Data segment:
--------------------

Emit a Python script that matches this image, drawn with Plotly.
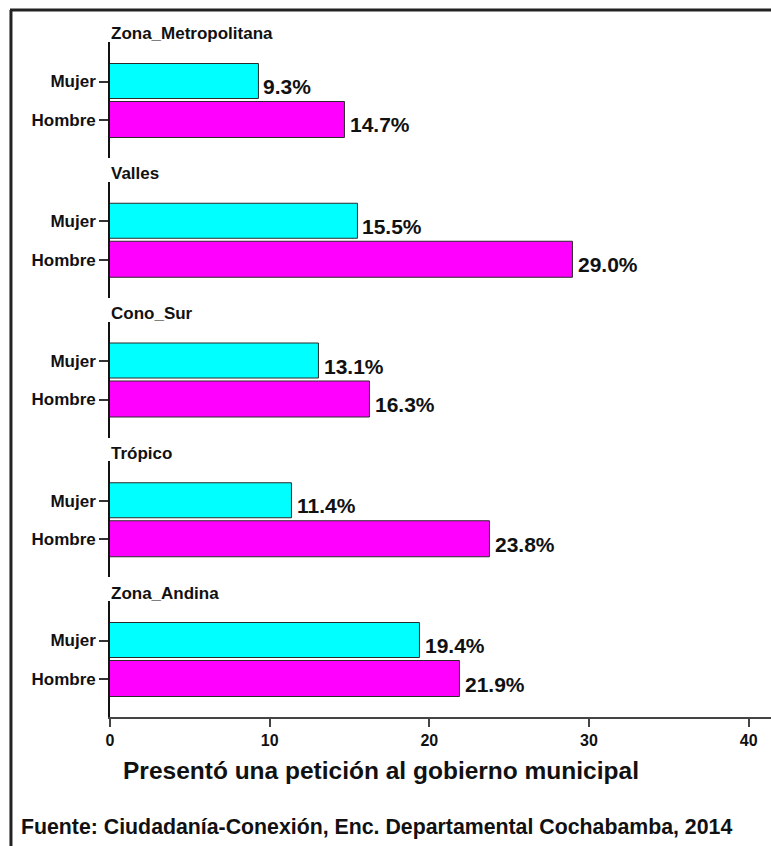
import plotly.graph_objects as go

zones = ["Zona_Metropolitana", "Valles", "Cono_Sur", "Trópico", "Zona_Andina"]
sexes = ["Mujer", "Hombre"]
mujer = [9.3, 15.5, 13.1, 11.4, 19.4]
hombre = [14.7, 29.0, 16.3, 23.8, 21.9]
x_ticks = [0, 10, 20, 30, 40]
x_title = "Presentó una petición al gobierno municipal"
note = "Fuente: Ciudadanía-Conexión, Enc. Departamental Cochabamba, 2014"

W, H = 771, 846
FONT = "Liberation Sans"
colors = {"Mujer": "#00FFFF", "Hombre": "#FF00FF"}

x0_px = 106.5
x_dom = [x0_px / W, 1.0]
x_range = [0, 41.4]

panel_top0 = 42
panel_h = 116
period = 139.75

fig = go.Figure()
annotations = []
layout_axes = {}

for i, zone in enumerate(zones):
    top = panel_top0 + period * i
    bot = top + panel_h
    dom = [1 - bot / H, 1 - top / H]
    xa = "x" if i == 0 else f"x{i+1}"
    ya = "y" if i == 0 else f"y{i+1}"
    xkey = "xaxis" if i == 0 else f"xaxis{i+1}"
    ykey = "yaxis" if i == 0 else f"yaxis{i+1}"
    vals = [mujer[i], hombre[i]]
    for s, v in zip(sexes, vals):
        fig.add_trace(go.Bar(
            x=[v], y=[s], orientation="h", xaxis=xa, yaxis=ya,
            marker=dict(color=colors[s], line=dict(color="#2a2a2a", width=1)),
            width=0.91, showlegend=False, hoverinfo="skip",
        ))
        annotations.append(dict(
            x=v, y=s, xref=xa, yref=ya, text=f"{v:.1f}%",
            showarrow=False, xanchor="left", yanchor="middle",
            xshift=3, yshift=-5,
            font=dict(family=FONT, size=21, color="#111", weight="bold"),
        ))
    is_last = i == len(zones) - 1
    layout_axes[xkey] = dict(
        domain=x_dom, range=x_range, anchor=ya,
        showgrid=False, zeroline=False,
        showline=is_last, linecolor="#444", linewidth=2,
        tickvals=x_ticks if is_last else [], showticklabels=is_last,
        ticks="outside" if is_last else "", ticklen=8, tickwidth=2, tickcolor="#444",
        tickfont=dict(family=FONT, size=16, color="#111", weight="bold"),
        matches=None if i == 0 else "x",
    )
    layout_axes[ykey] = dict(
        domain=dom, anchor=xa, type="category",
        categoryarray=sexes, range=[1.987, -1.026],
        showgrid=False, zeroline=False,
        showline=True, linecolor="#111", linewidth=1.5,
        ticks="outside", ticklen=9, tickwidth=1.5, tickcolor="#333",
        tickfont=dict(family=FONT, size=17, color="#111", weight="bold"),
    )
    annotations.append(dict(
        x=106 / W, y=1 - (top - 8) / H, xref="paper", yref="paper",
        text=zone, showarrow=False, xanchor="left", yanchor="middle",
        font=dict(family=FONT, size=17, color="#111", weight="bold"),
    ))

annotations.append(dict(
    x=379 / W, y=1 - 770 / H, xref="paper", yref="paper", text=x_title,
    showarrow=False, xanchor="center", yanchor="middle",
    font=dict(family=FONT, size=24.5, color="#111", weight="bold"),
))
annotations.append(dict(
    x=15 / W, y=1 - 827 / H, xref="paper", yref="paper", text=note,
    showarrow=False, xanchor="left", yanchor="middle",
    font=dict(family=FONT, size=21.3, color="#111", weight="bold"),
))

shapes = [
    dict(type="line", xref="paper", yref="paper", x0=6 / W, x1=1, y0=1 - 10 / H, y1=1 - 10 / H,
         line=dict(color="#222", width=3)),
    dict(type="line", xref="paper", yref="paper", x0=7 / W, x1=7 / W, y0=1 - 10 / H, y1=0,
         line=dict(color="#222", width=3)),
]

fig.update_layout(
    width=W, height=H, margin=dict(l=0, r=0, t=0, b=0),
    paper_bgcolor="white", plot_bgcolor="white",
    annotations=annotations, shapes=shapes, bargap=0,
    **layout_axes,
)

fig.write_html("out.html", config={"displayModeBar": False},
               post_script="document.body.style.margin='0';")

--------------------

Problem description:
Except for the pictures, reproduce every line exactly.

The reply:
Emit a Python script that matches this image, drawn with Plotly.
import plotly.graph_objects as go

zones = ["Zona_Metropolitana", "Valles", "Cono_Sur", "Trópico", "Zona_Andina"]
sexes = ["Mujer", "Hombre"]
mujer = [9.3, 15.5, 13.1, 11.4, 19.4]
hombre = [14.7, 29.0, 16.3, 23.8, 21.9]
x_ticks = [0, 10, 20, 30, 40]
x_title = "Presentó una petición al gobierno municipal"
note = "Fuente: Ciudadanía-Conexión, Enc. Departamental Cochabamba, 2014"

W, H = 771, 846
FONT = "Liberation Sans"
colors = {"Mujer": "#00FFFF", "Hombre": "#FF00FF"}

x0_px = 106.5
x_dom = [x0_px / W, 1.0]
x_range = [0, 41.4]

panel_top0 = 42
panel_h = 116
period = 139.75

fig = go.Figure()
annotations = []
layout_axes = {}

for i, zone in enumerate(zones):
    top = panel_top0 + period * i
    bot = top + panel_h
    dom = [1 - bot / H, 1 - top / H]
    xa = "x" if i == 0 else f"x{i+1}"
    ya = "y" if i == 0 else f"y{i+1}"
    xkey = "xaxis" if i == 0 else f"xaxis{i+1}"
    ykey = "yaxis" if i == 0 else f"yaxis{i+1}"
    vals = [mujer[i], hombre[i]]
    for s, v in zip(sexes, vals):
        fig.add_trace(go.Bar(
            x=[v], y=[s], orientation="h", xaxis=xa, yaxis=ya,
            marker=dict(color=colors[s], line=dict(color="#2a2a2a", width=1)),
            width=0.91, showlegend=False, hoverinfo="skip",
        ))
        annotations.append(dict(
            x=v, y=s, xref=xa, yref=ya, text=f"{v:.1f}%",
            showarrow=False, xanchor="left", yanchor="middle",
            xshift=3, yshift=-5,
            font=dict(family=FONT, size=21, color="#111", weight="bold"),
        ))
    is_last = i == len(zones) - 1
    layout_axes[xkey] = dict(
        domain=x_dom, range=x_range, anchor=ya,
        showgrid=False, zeroline=False,
        showline=is_last, linecolor="#444", linewidth=2,
        tickvals=x_ticks if is_last else [], showticklabels=is_last,
        ticks="outside" if is_last else "", ticklen=8, tickwidth=2, tickcolor="#444",
        tickfont=dict(family=FONT, size=16, color="#111", weight="bold"),
        matches=None if i == 0 else "x",
    )
    layout_axes[ykey] = dict(
        domain=dom, anchor=xa, type="category",
        categoryarray=sexes, range=[1.987, -1.026],
        showgrid=False, zeroline=False,
        showline=True, linecolor="#111", linewidth=1.5,
        ticks="outside", ticklen=9, tickwidth=1.5, tickcolor="#333",
        tickfont=dict(family=FONT, size=17, color="#111", weight="bold"),
    )
    annotations.append(dict(
        x=106 / W, y=1 - (top - 8) / H, xref="paper", yref="paper",
        text=zone, showarrow=False, xanchor="left", yanchor="middle",
        font=dict(family=FONT, size=17, color="#111", weight="bold"),
    ))

annotations.append(dict(
    x=379 / W, y=1 - 770 / H, xref="paper", yref="paper", text=x_title,
    showarrow=False, xanchor="center", yanchor="middle",
    font=dict(family=FONT, size=24.5, color="#111", weight="bold"),
))
annotations.append(dict(
    x=15 / W, y=1 - 827 / H, xref="paper", yref="paper", text=note,
    showarrow=False, xanchor="left", yanchor="middle",
    font=dict(family=FONT, size=21.3, color="#111", weight="bold"),
))

shapes = [
    dict(type="line", xref="paper", yref="paper", x0=6 / W, x1=1, y0=1 - 10 / H, y1=1 - 10 / H,
         line=dict(color="#222", width=3)),
    dict(type="line", xref="paper", yref="paper", x0=7 / W, x1=7 / W, y0=1 - 10 / H, y1=0,
         line=dict(color="#222", width=3)),
]

fig.update_layout(
    width=W, height=H, margin=dict(l=0, r=0, t=0, b=0),
    paper_bgcolor="white", plot_bgcolor="white",
    annotations=annotations, shapes=shapes, bargap=0,
    **layout_axes,
)

fig.write_html("out.html", config={"displayModeBar": False},
               post_script="document.body.style.margin='0';")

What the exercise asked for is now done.